I have two services, a backend and a DB. Backend is written in go, where i use go-pg v9 to manage DB connection; DB is a postgres DB. Those two services runs in two containers in a dedicated docker-network.
The services acts normally usually, but at some point, very not-deterministic and randomly, the backend returns an error error="pg: connection pool timeout", after trying for 30 seconds (the default time) to entabilish a new connection from the pool of DB.
After this error appears, then the backend will always return this error on every action on DB, and the only way I found to get rid of this is to restart it.
I don't have so many connections (about 1 at second, bu parallel no more than 10), so I don't understand why, even if the connection is not available in a certain moment, the connection is no more available after this.
Here my backend configurations and connection to DB:
func ConnectToDB(opts DBConfig) (*DBModel, error) {
pgopts := pg.Options{
User: opts.User,
Addr: opts.Host + ":" + opts.Port,
Password: opts.Password,
Database: opts.Name,
IdleCheckFrequency: 5 * time.Second,
IdleTimeout: 30 * time.Second,
PoolSize: 200,
}
creds := fmt.Sprintf("postgres://%s:%s@%s:%s/%s?sslmode=disable", opts.User, opts.Password, opts.Host, opts.Port, opts.Name)
fmt.Println("DB Connect to:", creds)
for i := 0; i < opts.RetryConnect; i++ {
gdb := pg.Connect(&pgopts)
rdb := &DBModel{gdb, creds}
if err := rdb.Ping(); err != nil {
fmt.Println("Cannot ping db: ", err.Error())

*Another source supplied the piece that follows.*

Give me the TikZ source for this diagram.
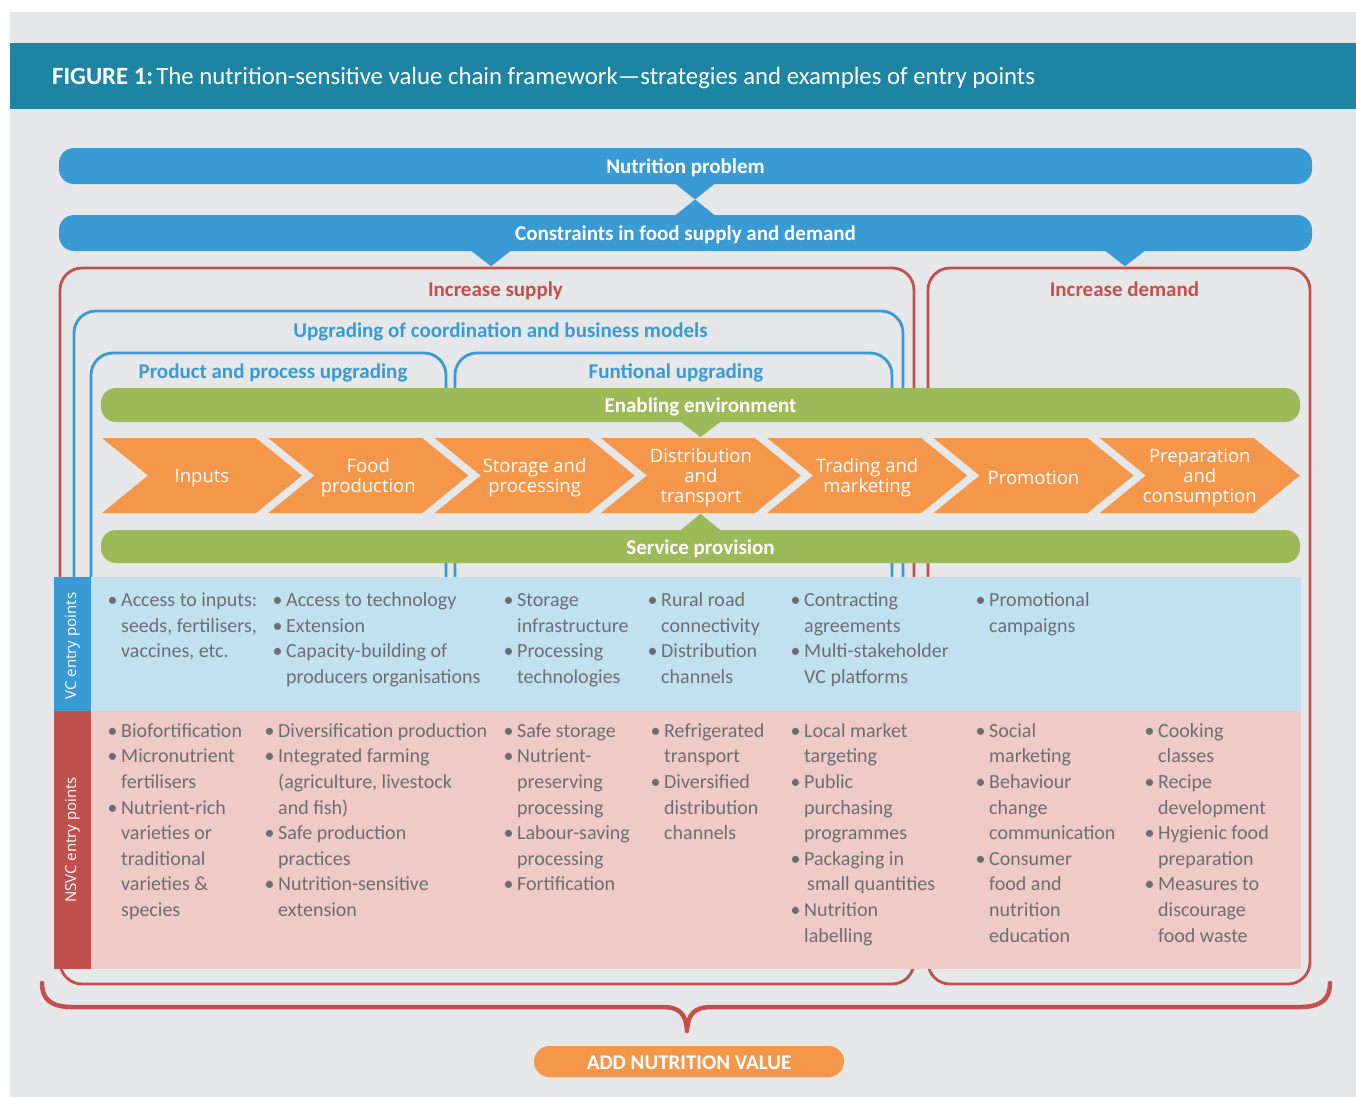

time.Sleep(time.Duration(opts.RetryDelay) * time.Second)
} else {
fmt.Println("Connected to db succesfully")
return rdb, nil
}
}
return nil, errors.MakeDatabaseError("Can't connect to database")
}
All my functions have this sort of implementation in which they use DB connection:
func (s Service) PostMarpossData(_ context.Context, req *models.PostMarpossDataRequest) error {
return s.DbRepository.DB().RunInTransaction(func(tx *pg.Tx) error {
for i := 0; i < len(req.Data); i++ {
err := s.DbRepository.PostMarpossData(tx, req.Data[i])
if err != nil {
return err
}
}
return nil
})
}
func (d DBModel) PostMarpossData(tx *pg.Tx, md models.MarpossData) error {
q := `INSERT INTO marposs_data (id, dim, sid, date, result, batch_name, prop_name, prop_desc, code_desc, code_name, operator,
range, value, check_date, anomaly, created_at, ucl_rng, lcl_rng, ucl_avg, lcl_avg) VALUES(?, ?, ?, ?, ?, ?, ?, ?, ?, ?, ?, ?, ?, ?, ?, ?, ?, ?, ?, ?)

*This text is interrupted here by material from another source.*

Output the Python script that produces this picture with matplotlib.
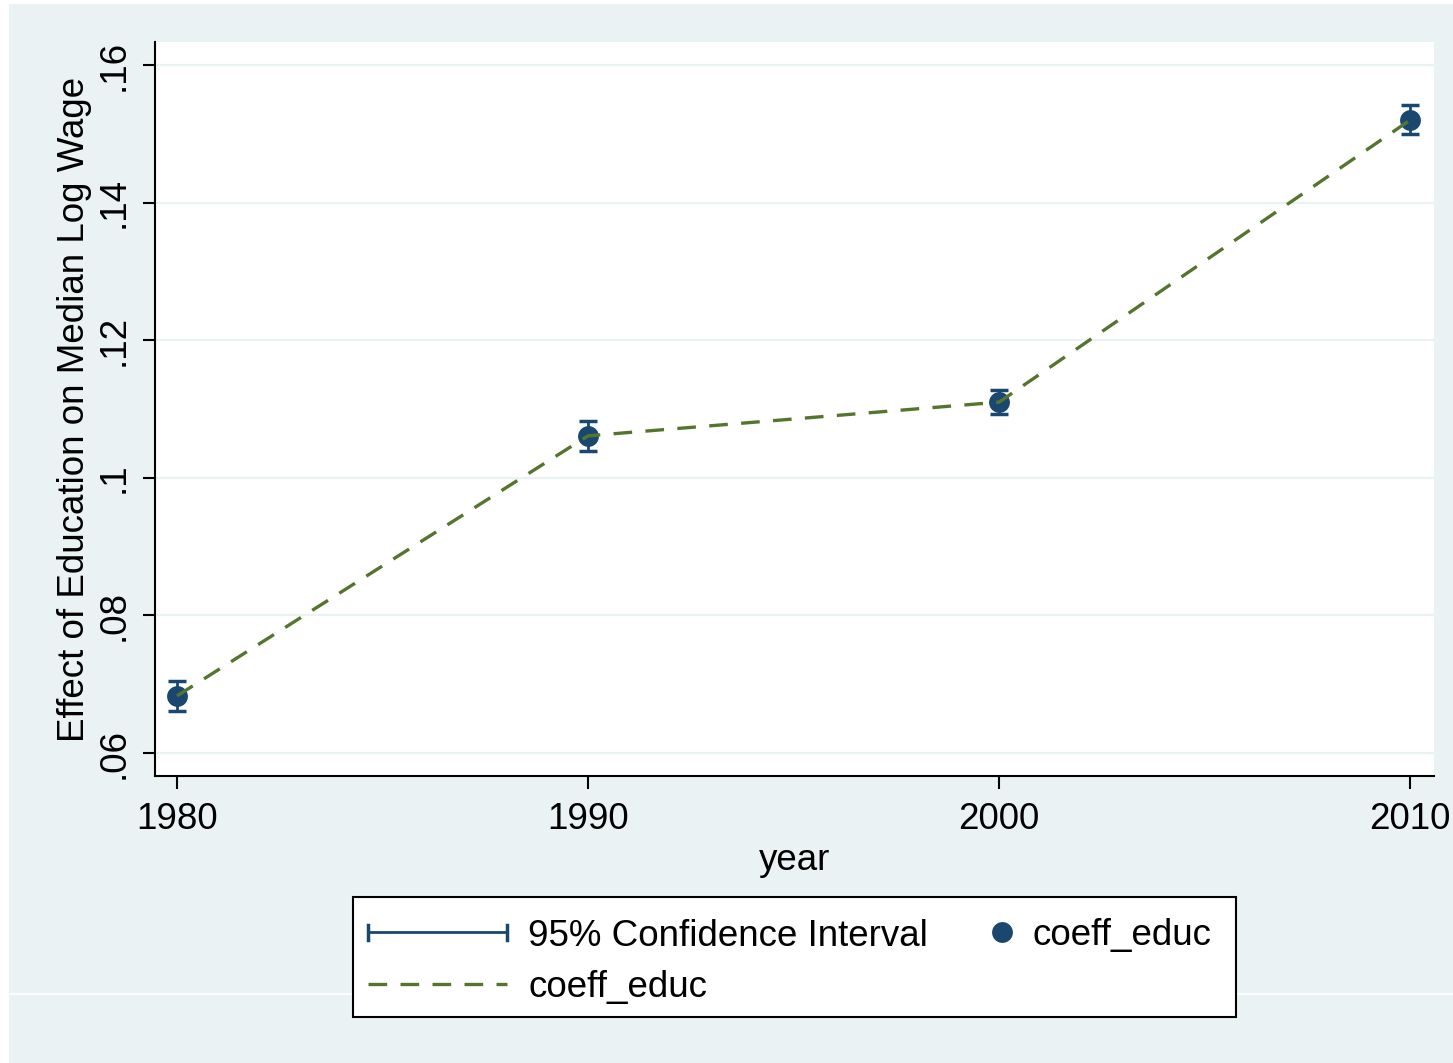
import matplotlib
matplotlib.use("Agg")
import matplotlib.pyplot as plt
from matplotlib.patches import Rectangle
from matplotlib.lines import Line2D
import numpy as np

# Estimated returns to education by census year, with 95% confidence bounds
years = [1980, 1990, 2000, 2010]
coeff_educ = [0.0683, 0.1061, 0.1110, 0.1520]
ci_low = [0.0661, 0.1039, 0.1093, 0.1499]
ci_high = [0.0705, 0.1082, 0.1128, 0.1542]
y_ticks = [0.06, 0.08, 0.10, 0.12, 0.14, 0.16]
y_tick_labels = [".06", ".08", ".1", ".12", ".14", ".16"]
x_ticks = [1980, 1990, 2000, 2010]

NAVY = "#1a476f"
GREEN = "#55752f"
BG = "#eaf2f3"
W, H = 1453, 1063

plt.rcParams["font.family"] = ["Liberation Sans", "DejaVu Sans"]
FS = 26.5

fig = plt.figure(figsize=(W / 100, H / 100), dpi=100)
fig.patch.set_facecolor("white")

# Graph region background
fig.add_artist(Rectangle((9 / W, 0), 1, (H - 4) / H, transform=fig.transFigure,
                         facecolor=BG, edgecolor="none", zorder=0))
fig.add_artist(Line2D([9 / W, 1], [1 - 994 / H, 1 - 994 / H], transform=fig.transFigure,
                      color="white", lw=1.2, zorder=0.5))

ax = fig.add_axes([155 / W, 1 - 776 / H, (1434 - 155) / W, (776 - 42) / H])
ax.set_facecolor("white")
ax.set_xlim(1979.465, 2010.58)
ax.set_ylim(0.05666, 0.16334)

for yt in y_ticks:
    ax.axhline(yt, color=BG, lw=1.6, zorder=1)

yerr = [np.array(coeff_educ) - np.array(ci_low), np.array(ci_high) - np.array(coeff_educ)]
ax.errorbar(years, coeff_educ, yerr=yerr, fmt="none", ecolor=NAVY, elinewidth=2.0,
            capsize=6.8, capthick=2.5, zorder=3)
ax.plot(years, coeff_educ, "o", color=NAVY, markersize=15, markeredgewidth=0, zorder=4)
ax.plot(years, coeff_educ, color=GREEN, lw=2.4, dashes=(5.6, 4.0), zorder=5)

for s in ["top", "right"]:
    ax.spines[s].set_visible(False)
for s in ["left", "bottom"]:
    ax.spines[s].set_linewidth(1.5)
    ax.spines[s].set_color("black")

ax.set_xticks(x_ticks)
ax.set_xticklabels([str(x) for x in x_ticks], fontsize=FS)
ax.set_yticks(y_ticks)
ax.set_yticklabels(y_tick_labels, fontsize=FS, rotation=90, va="center")
ax.tick_params(axis="both", length=9, width=1.5, direction="out", color="black")
ax.tick_params(axis="x", pad=10)
ax.tick_params(axis="y", pad=8)
ax.set_xlabel("year", fontsize=FS, labelpad=4)
ax.set_ylabel("Effect of Education on Median Log Wage", fontsize=FS, labelpad=3)

# Legend box
def fx(px):
    return px / W

def fy(py):
    return 1 - py / H

fig.add_artist(Rectangle((fx(353), fy(1017)), fx(1236) - fx(353), fy(897) - fy(1017),
                         transform=fig.transFigure, facecolor="white",
                         edgecolor="black", lw=1.5, zorder=2))
# confidence interval key
fig.add_artist(Line2D([fx(368), fx(507)], [fy(932), fy(932)], transform=fig.transFigure,
                      color=NAVY, lw=2.0, zorder=3))
for xc in (368, 507):
    fig.add_artist(Line2D([fx(xc), fx(xc)], [fy(925), fy(940)], transform=fig.transFigure,
                          color=NAVY, lw=2.5, zorder=3))
fig.text(fx(528), fy(932), "95% Confidence Interval", fontsize=FS, va="center_baseline",
         ha="left", zorder=3)
# marker key
fig.add_artist(Line2D([fx(1002)], [fy(932)], transform=fig.transFigure, marker="o",
                      color=NAVY, markersize=15, markeredgewidth=0, linestyle="none", zorder=3))
fig.text(fx(1032), fy(932), "coeff_educ", fontsize=FS, va="center_baseline", ha="left", zorder=3)
# dashed line key
fig.add_artist(Line2D([fx(368), fx(507)], [fy(984), fy(984)], transform=fig.transFigure,
                      color=GREEN, lw=2.4, dashes=(5.6, 4.0), zorder=3))
fig.text(fx(528), fy(984), "coeff_educ", fontsize=FS, va="center_baseline", ha="left", zorder=3)

fig.savefig("out.png", dpi=100, facecolor=fig.get_facecolor())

ON CONFLICT (id, sid) DO UPDATE SET dim = ?, date = ?, result = ?, batch_name = ?, range = ?, value = ?, prop_desc = ?,
code_desc = ?, prop_name = ?, code_name = ?, operator = ?, check_date = ?, anomaly = ?, created_at = ?, ucl_rng = ?, lcl_rng = ?, ucl_avg = ?, lcl_avg = ?`
res, err := tx.Query(&md, q, md.Id, md.Dim, md.Sid, md.Date, md.Result, md.BatchName, md.PropName, md.PropDesc, md.CodeDesc, // insert values
md.CodeName, md.Operator, md.Range, md.Value, md.CheckDate, md.Anomaly, time.Now().UTC(), md.UclRng, md.LclRng, md.UclAvg, md.LclAvg, // insert values
md.Dim, md.Date, md.Result, md.BatchName, md.Range, md.Value, md.PropDesc, md.CodeDesc, // on conflict values
md.PropName, md.CodeName, md.Operator, md.CheckDate, md.Anomaly, time.Now().UTC(), md.UclRng, md.LclRng, md.UclAvg, md.LclAvg) // on conflict values
if err != nil {
return errors.MakeErrBadQuery("error inserting marposs_data: " + err.Error())
}
if res.RowsAffected() != 1 {
return errors.MakeErrBadQuery("error inserting marposs_data")
}
return nil
}
As I said, I don't get why the backend service stucks on the pool timeout and also further and future queries or connections to DB don't work.
Moreover, i check also from pgadmin and DB logs that, while the error was still there and new function calls return that error, in the DB there were only 3 active connections.
Some ideas?
I would expect that after some times, the pool return to be reachable. But this never happens.